ほぼ同時期に『調査報告 チェルノブイリ被害の全貌』という本の邦訳も出版され読んだが、2つの本の論調の違いにどちらがチェルノブイリの本当か考え込んだ。2016年には『チェルノブイリ事故から25年:将来へ向けた安全性2011年ウクライナ国家報告』の邦訳も出版された。
2つの国家報告は2011年に出された物であるが、『ベラルーシ政府報告書』は、事故被害克服に向けたプログラムや、その成果について書かれている。社会保障システムや、汚染モニタリング、防護処置、被災者の健康管理についても書かれていて前向きである。一方、『ウクライナ国家報告』は、健康影響への記述が詳しく、『ベラルーシ政府報告書』では甲状腺がん以外の健康被害についてはあまりふれられていない。
ベラルーシの経験からあげられた課題は1.正確な汚染マップの作成、2.住民の健康管理、3.心理面のリハビリ、であった。住民の健康管理では、汚染地域に住む子どもたちは年に1回1か月程度汚染のない場所で生活し、体内に蓄積されたセシウムを排出することが出来ると考えているとのことで、保養施設はそのためのものだと書かれていて、そのプログラムに、福島の子どもたちを招待してくださったのだと理解した。
ベラルーシ派遣団の子どもたちには、ベラルーシの基準から判断しても懸念されているような汚染はなく、特別プログラムも必要ではなかったということになる。『ウクライナ国家報告』は事故被害を克服するためのプログラムとして、法的整備面が多くまた健康対策として不十分だった点の反省も書かれていて、ベラルーシに比べてあまり成功していないとの印象を持った。
ベラルーシに行ってわかったことだが、ベラルーシは砂質であり、福島は粘土質という違いを理解した上で、いろいろな対策を考える必要があるだろうと思った。
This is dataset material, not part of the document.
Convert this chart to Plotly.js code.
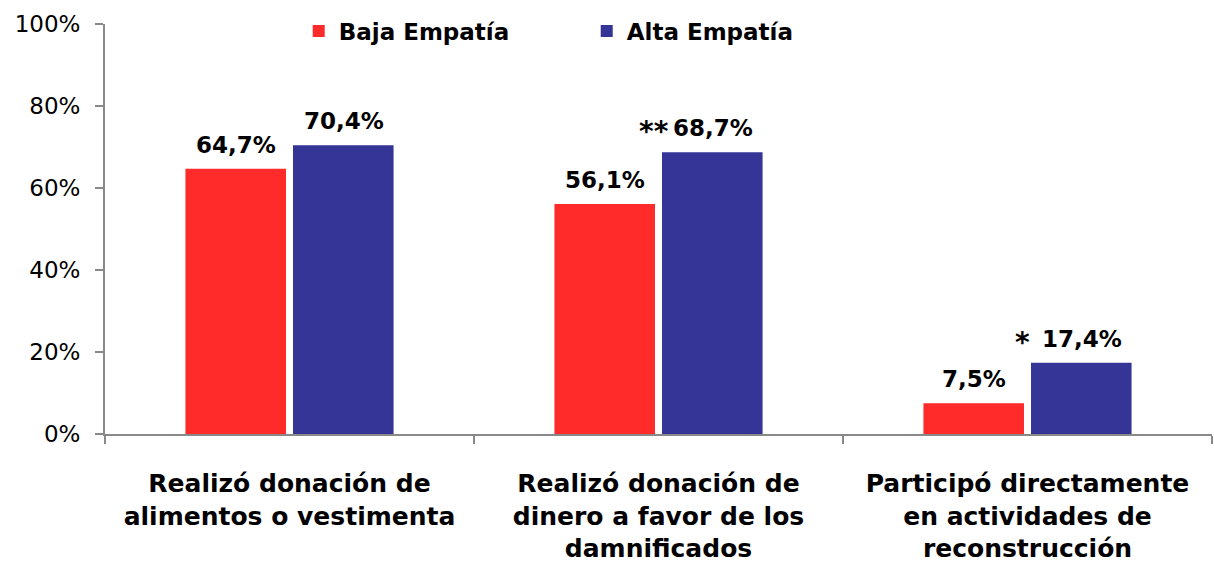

幸いにして福島では土壌汚染の割に食品へのセシウムの移行が軽微であり、チェルノブイリ事故では汚染された牛乳からの放射性ヨウ素の影響が大きかったことが指摘されているが、その点は日本ではほとんど心配ないとベラルーシの土をみて思った。
ベラルーシはチェルノブイリ事故で一番大きな被害を受けた国であると同時に、旧ソ連が崩壊したあと一番発展した国でもあると書かれていた。国民一人当たりのGDPは、事故前を100とするとベラルーシは300、ソ連は180、ウクライナは80とのこと。実際私が見たベラルーシは、それがウソではないと確認することが出来た。
10月に帰国報告会があり、派遣団の子どもはグループに分かれて報告した。ベラルーシでの経験から報告会までの少しの間に、皆成長していたように思った。報告をするために、今一度自分は何のためにベラルーシへ行こうとしたのか、福島の復興にどう貢献出来るか自身に問いかける中で成長したと感じた。